Joyce now operates Favor Salon in Mount Airy.
And in the same vein, Tonya Brown of the Mary Kay cosmetics and personal-care products company pointed out Monday how its business model reflects values of Dr. King.
“Mary Kay wanted to offer unparalleled opportunities for women,” Brown said of company founder Mary Kay Ash. Someone may become a distributor for the direct-sales business by buying a $100 starter kit, she said, and those who excel can be awarded a pink Cadillac.
Marlene Jarvis, who is associated with Premier Designs Jewelry, mentioned Monday how the company uses its profits to support special projects and missionary families. It also has provided a way for mothers to have an income while still staying home with her children.
Jarvis read a relevant King quote about leadership: “A genuine leader is not a searcher for consensus, but a molder of consensus.”
Renee Lewis, who is in the insurance businesses, told Monday’s audience that she believes both King and President Barack Obama have given women “the tools for us to work with to be successful.”
Dr. King knew the importance of leaving behind a lasting legacy for others to follow, according to Jaimi Scott, who is property manager of SW Properties, a family residential rental business, and also works at Reeves Community Center.
Scott relayed comments King made at Ebenezer Baptist Church in Atlanta only a couple of months before his death, about how he’d like to be remembered.
King told the congregation that he didn’t want his eulogy to include anything about his winning the Nobel Peace Prize, or his educational credentials. Instead, the civil rights icon wanted people to remember “that Martin Luther King tried to love somebody” and “that I tried to feed the hungry.”
Along with business owners or representatives who gave testimonials Monday, two local longtime owners were recognized, Leona McArthur of Leona’s Beauty Shop, who has logged a 57-year career, and Shelby King. King, the owner of Shelby’s Beauty Shop, has been in business for 43 years, and also is the longtime president of the Sandy Level Community Action Council.
After area businesses were highlighted, local NAACP Secretary Faye Carter said she thought incorporating that into this year’s MLK Day celebration turned out to be extremely relevant to the spirit of the holiday.
“It’s been very exciting — I have learned some things I didn’t know,” said Carter, who added that the business representatives’ comments also provided a lesson to everyone.
“If you think about it, we are all entrepreneurs in our own right,” she said. Carter explained that a person can fill this role through his or her own life or by ways including telling the story of Jesus.
Other parts of Monday’s program highlighted Martin Luther King Jr. himself.
This included a stirring reading by Donnie Nicholson of the “I Have a Dream” speech King delivered in 1963 from the steps of the Lincoln Memorial in Washington, D.C. Nicholson’s voice reflected the passion of that momentous speech, and if one closed his eyes, he might have thought King was actually doing the speaking in the Jones Auditorium and not Nicholson.
“Awesome — it was just awesome,” Carter said of Nicholson’s performance, mentioning that words in the speech offer a message to everyone. “We should continue to say, ‘let freedom ring.’”
This was emphasized in a holiday proclamation from the city of Mount Airy which was read during Monday’s program by Anise Hickman. “Dr.
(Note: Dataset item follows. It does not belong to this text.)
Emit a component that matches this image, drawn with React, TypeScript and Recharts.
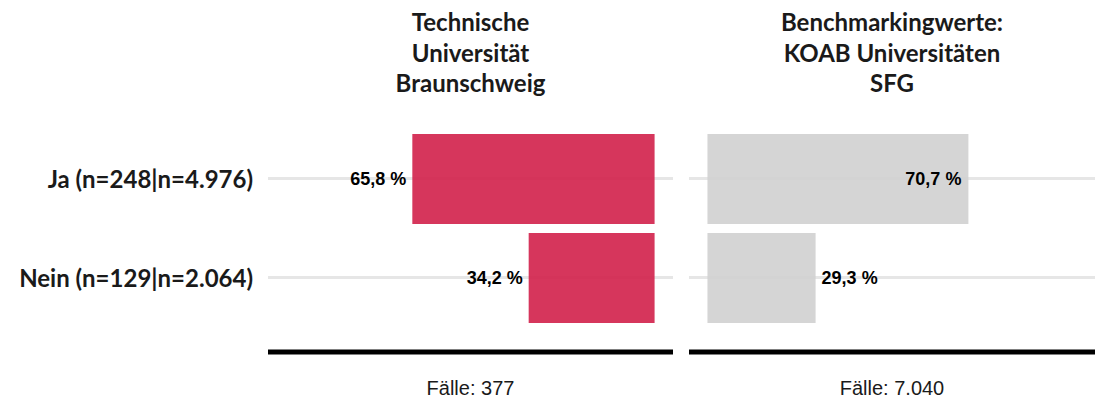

Martin Luther King dreamed of an America where all citizens would have equal treatment,” it states in part.
Surry NAACP President Vera Reynolds mentioned Monday that many gains have been made since Martin Luther King Jr. led the civil rights movement. But recent events in the U.S., including police abuses of minority citizens, show that work remains to be done, she said.
“The fight is nowhere near over,” Reynolds remarked.
Monday’s event in the Jones Auditorium also illustrated the impact of Martin Luther King Jr.’s life on the country as a whole, even among people not of color.
Commissioner Jon Cawley, who attended in the capacity of the city’s mayor pro tem along with fellow commissioners Jim Armbrister and Steve Yokeley, told the audience how King’s assassination framed his views of race relations and similar issues.
“I grew up north of Memphis, and when Dr. King was killed in Memphis in 1968, I was six years old,” recalled Cawley, now a member of the local ministerial community in addition to serving in city government.
“And there was nothing in my childhood that shaped who I am more,” he said of that event.